(The following is a continuation of Rick Oglesby’s recommendations about conducting an evangelistic Bible study)
- An easily understandable Bible in the same edition for each person
- A handout or whiteboard or both
- The Holy Spirit: He brings clarity and conviction to the lost, and He empowers you
- Prayer: you and others will see God answer
Lay A Foundation for the Evangelistic Bible Study: Evangelistic Bible studies come in all shapes and sizes. I’ve done them from one on one all the way to a group of three believers and twenty-four lost persons. Smaller studies are probably with friends who already know you. But if you involve many folks, some of whom don’t know one another or the believers involved, here are some suggestions:
- Pray, asking God for specific people to invite
- Make a list of names
- Pray consistently for the people on your list
- Expect results
- Pray over your team
- Set a specific date and location
- Give at least four weeks lead time
- Avoid holidays
- Send or speak effective invitations
- Maybe have a coffee, potluck dinner, or lunch for people to meet
- Invite your friends in writing to that event
- At the event, let your friends know a future Bible study is the main intention.
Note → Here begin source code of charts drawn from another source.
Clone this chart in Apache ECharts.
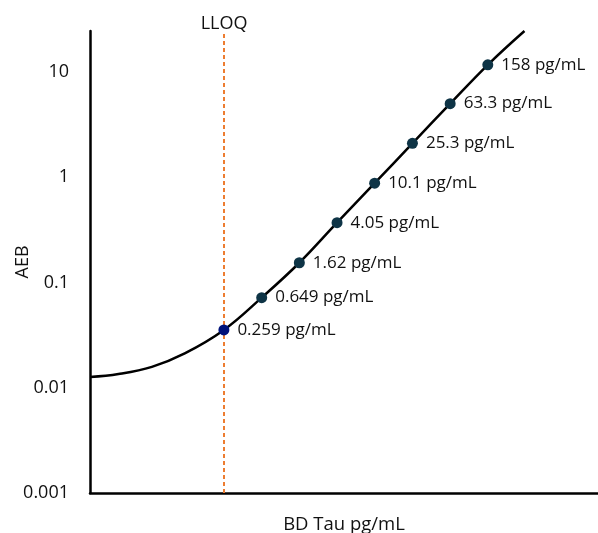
<!DOCTYPE html>
<html>
<head>
<meta charset="utf-8">
<script src="https://cdn.jsdelivr.net/npm/echarts@6/dist/echarts.min.js"></script>
<style>
html,body{margin:0;padding:0;background:#fff;}
#chart{width:598px;height:533px;}
</style>
</head>
<body>
<div id="chart"></div>
<script>
const concentrations = [0.259, 0.649, 1.62, 4.05, 10.1, 25.3, 63.3, 158];
const aebValues = [0.0354, 0.0718, 0.154, 0.370, 0.877, 2.10, 5.0, 11.7];
const pointLabels = ['0.259 pg/mL', '0.649 pg/mL', '1.62 pg/mL', '4.05 pg/mL', '10.1 pg/mL', '25.3 pg/mL', '63.3 pg/mL', '158 pg/mL'];
const curveX = [0.01, 0.02, 0.045, 0.1, 0.259, 0.649, 1.62, 4.05, 10.1, 25.3, 63.3, 158, 385];
const curveY = [0.01265, 0.0135, 0.0158, 0.0212, 0.0354, 0.0718, 0.154, 0.370, 0.877, 2.10, 5.0, 11.7, 24.5];
const yTicks = [0.001, 0.01, 0.1, 1, 10];
const lloq = 0.259;

const FONT = "'Open Sans', sans-serif";
const TXT = '#111';
const chart = echarts.init(document.getElementById('chart'));
const pointData = concentrations.map((c, i) => ({
  value: [c, aebValues[i]],
  label: { formatter: pointLabels[i] },
  itemStyle: { color: i === 0 ? '#00127a' : '#0e3446', opacity: 1 }
}));
chart.setOption({
  animation: false,
  grid: { left: 90, right: 0, top: 31, bottom: 40, containLabel: false, outerBoundsMode: 'none' },
  xAxis: {
    type: 'log', min: 0.01, max: 2300,
    name: 'BD Tau pg/mL', nameLocation: 'middle', nameGap: 22, nameMoveOverlap: false,
    nameTextStyle: { fontFamily: FONT, fontSize: 18.5, color: TXT },
    axisLine: { lineStyle: { color: '#000', width: 2.5 } },
    axisTick: { show: false }, axisLabel: { show: false }, splitLine: { show: false }
  },
  yAxis: {
    type: 'log', min: 0.001, max: 24.5, logBase: 10,
    name: 'AEB', nameLocation: 'middle', nameGap: 58, nameMoveOverlap: false,
    nameTextStyle: { fontFamily: FONT, fontSize: 18, color: TXT },
    axisLine: { show: true, lineStyle: { color: '#000', width: 2.5 } },
    axisTick: { show: false }, splitLine: { show: false },
    axisLabel: {
      margin: 21, fontFamily: FONT, fontSize: 18, color: TXT,
      formatter: v => {
        const t = yTicks.find(k => Math.abs(k - v) / k < 1e-6);
        return t === undefined ? '' : String(t);
      }
    }
  },
  series: [
    {
      type: 'line', data: curveX.map((x, i) => [x, curveY[i]]),
      smooth: 0.4, showSymbol: false, symbol: 'none',
      lineStyle: { color: '#000', width: 2.5 }, z: 2,
      markLine: {
        silent: true, symbol: 'none', z: 1,
        lineStyle: { color: '#ED7D31', type: [4, 3], width: 2 },
        label: { show: true, position: 'end', formatter: 'LLOQ', distance: 2, offset: [0, 4], fontFamily: FONT, fontSize: 18, color: TXT },
        data: [{ xAxis: lloq }]
      }
    },
    {
      type: 'scatter', data: pointData, symbolSize: 11, z: 5,
      itemStyle: { opacity: 1 },
      label: { show: true, position: 'right', distance: 8, fontFamily: FONT, fontSize: 17, color: TXT }
    }
  ]
});
</script>
</body>
</html>
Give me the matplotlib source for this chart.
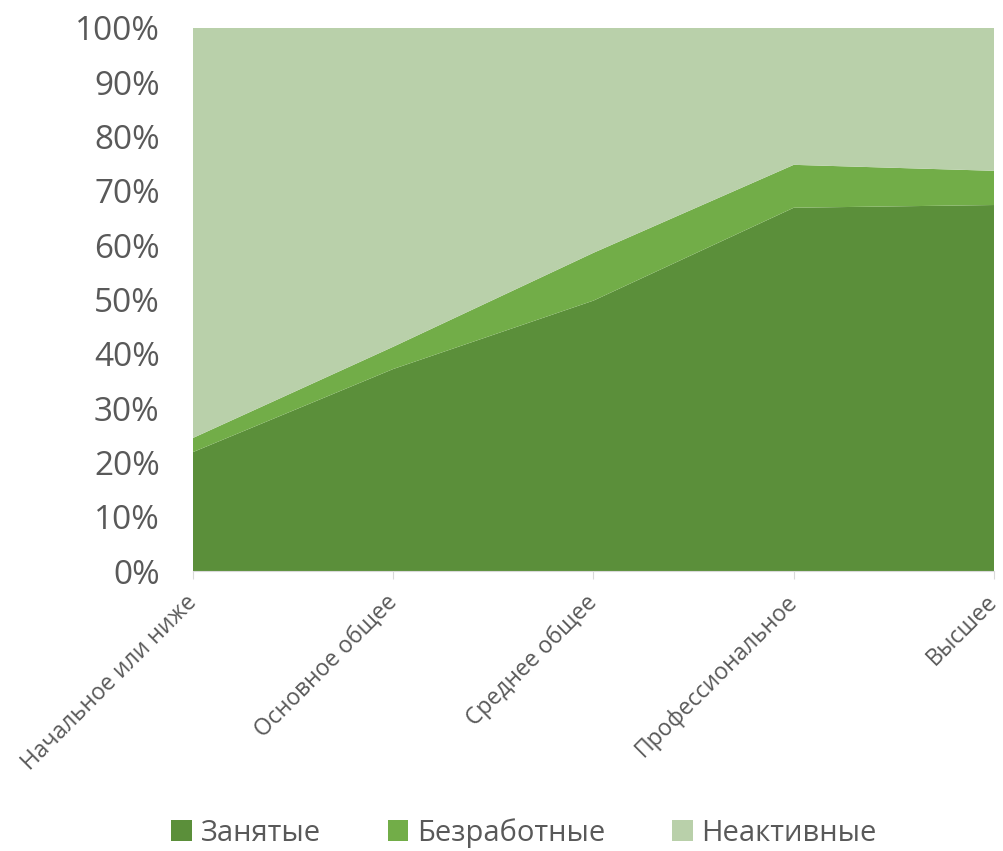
import matplotlib
matplotlib.use("Agg")
import matplotlib.pyplot as plt
from matplotlib.ticker import PercentFormatter

# data (shares, %)
categories = ["Начальное или ниже", "Основное общее", "Среднее общее",
              "Профессиональное", "Высшее"]
employed = [21.9, 37.2, 49.8, 66.9, 67.4]
unemployed = [2.6, 4.1, 8.8, 7.9, 6.3]
inactive = [100 - e - u for e, u in zip(employed, unemployed)]
series_names = ["Занятые", "Безработные", "Неактивные"]
colors = ["#5b8f3a", "#72ad48", "#b9d0aa"]

plt.rcParams['font.family'] = ['Open Sans', 'DejaVu Sans']

fig = plt.figure(figsize=(10.04, 8.51), dpi=100)
ax = fig.add_axes([193 / 1004, 1 - 571 / 851, (994 - 193) / 1004, (571 - 28) / 851])

x = list(range(len(categories)))
ax.stackplot(x, employed, unemployed, inactive, colors=colors,
             labels=series_names, linewidth=0)

ax.set_xlim(0, len(categories) - 1)
ax.set_ylim(0, 100)
ax.set_yticks(range(0, 101, 10))
ax.yaxis.set_major_formatter(PercentFormatter(decimals=0))
ax.tick_params(axis='y', length=0, labelsize=24, labelcolor='#595959', pad=24)

ax.set_xticks(x)
ax.set_xticklabels(categories, rotation=45, ha='right', va='center',
                   rotation_mode='anchor')
ax.tick_params(axis='x', length=6, color='#d9d9d9', labelsize=16.5,
               labelcolor='#595959', pad=14)

for side in ['top', 'right', 'left']:
    ax.spines[side].set_visible(False)
ax.spines['bottom'].set_color('#d9d9d9')

handles, labels = ax.get_legend_handles_labels()
fig.legend(handles, labels, loc='center', bbox_to_anchor=(0.522, 1 - 833 / 851),
           ncol=3, frameon=False, fontsize=21, labelcolor='#595959',
           handlelength=0.7, handleheight=0.7, handletextpad=0.3,
           columnspacing=2.3)

fig.savefig("out.png", dpi=100)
- For coffee, lunch or dinner, invite two times the number you can handle.
- Follow up with a phone call two to three days before the meeting. You have not because you phone not.
- Never worry about the number who come – Jesus speaks to all size groups
- Expect cancellations from one half to two hours before the meeting — don’t be disappointed by these.
- Tell them that for the first study you would like to do an overview of the Bible and how it fits together – just to give everyone greater comfort. Ask if that would satisfy them. If acceptable, plan to do so.
- With group input, establish the date, time and place. With group input, determine what to do about children.
- Send a written invitation before the study. Follow it up with a phone call two –to three days prior to the study.
- The study should meet every week for at least 4 weeks, but let your context determine this. Take breaks for certain times of the year: Christmas and New Year, Spring break, summer vacation, etc.
Things to Do
- Have participants bring refreshments. They like to share the fun.
- Make people comfortable.
- Talk about things people are interested in before the study.
- Turn off the phone.
- The study team must mix with the lost people.
- Be sensitive to timid or turned-off people.
- Limit your Bible study to 45 or 60 minutes maximum. Start and finish on time.
- Encourage questions and interaction.
- Cover all material planned, even if you summarize.
- Love people; don’t force anything on them.
Things to Not Do
- Play Christian music or use Christian lingo.
- Talk about your church, berate or even discuss other religious groups.
- Talk with the other Christians.
Preparing the Study
- Pray, asking the Spirit to teach and lead you.
- Read through the passage several times.
- Prepare a handout with questions based on the passage, or have a white board.
Teaching the Study
- Pass out the same edition Bibles as needed.
- Give the page number.
- Give handouts with questions.
- Let people work in groups of 2-3 if possible.
- Introduce the topic. Give necessary background information on the passage.
- Give them time to examine the questions and the passage. Encourage discussion.
- Elicit their feedback. Use different techniques; drama, role-play, buzz groups.
- Stay in one chapter – don’t skip around the Bible.
- Use a white board or large pad to record people’s insights.
- Know your purpose and stick to it; don’t go off on rabbit trails.
Questions that Stimulate Discussion
- What does the verse/passage tell us about Jesus?
- What does the verse/passage tell us about us?
- What does the verse/passage tell us about the main characters?
- How do you think you could apply this passage?
- Can any of you identify with this person?
- Have you had any experience similar to this?
Handling Wrong Answers to Questions
- Don’t embarrass the person by saying, “No, that’s incorrect.” If any part of the answer is right, mention that to encourage the person who answered.
- You might say, “I hadn’t thought of it that way.”
- Sometimes restating the question in different words may help clarify it.
- Recognize every comment. Call the person by name – “Good thought Ryesa, but not exactly what I was asking. Let me try again.”
Handling Questions That You Can’t Answer
- “I don’t know, but I will find out!” Ask if the group has any ideas.
- Don’t argue!
- Perhaps ask the group to think about the answer before next study.
Follow Up the Study
- Spend some more time visiting after the study
- Elicit feedback from participants.
- Be prepared to share the gospel if the opportunity arises.
- Phone participants
- Send notes or cards
- Meet some participants for breakfast, lunch or supper.
Everyone does evangelistic Bible studies similarly but distinctly. The materials above are suggestions. Ask those with experience to share their preferences. When you design your own, make it fit your personality, your goal, and the audience. Some groups are well educated whereas others find it hard to read. The Spirit will direct you, so go for it!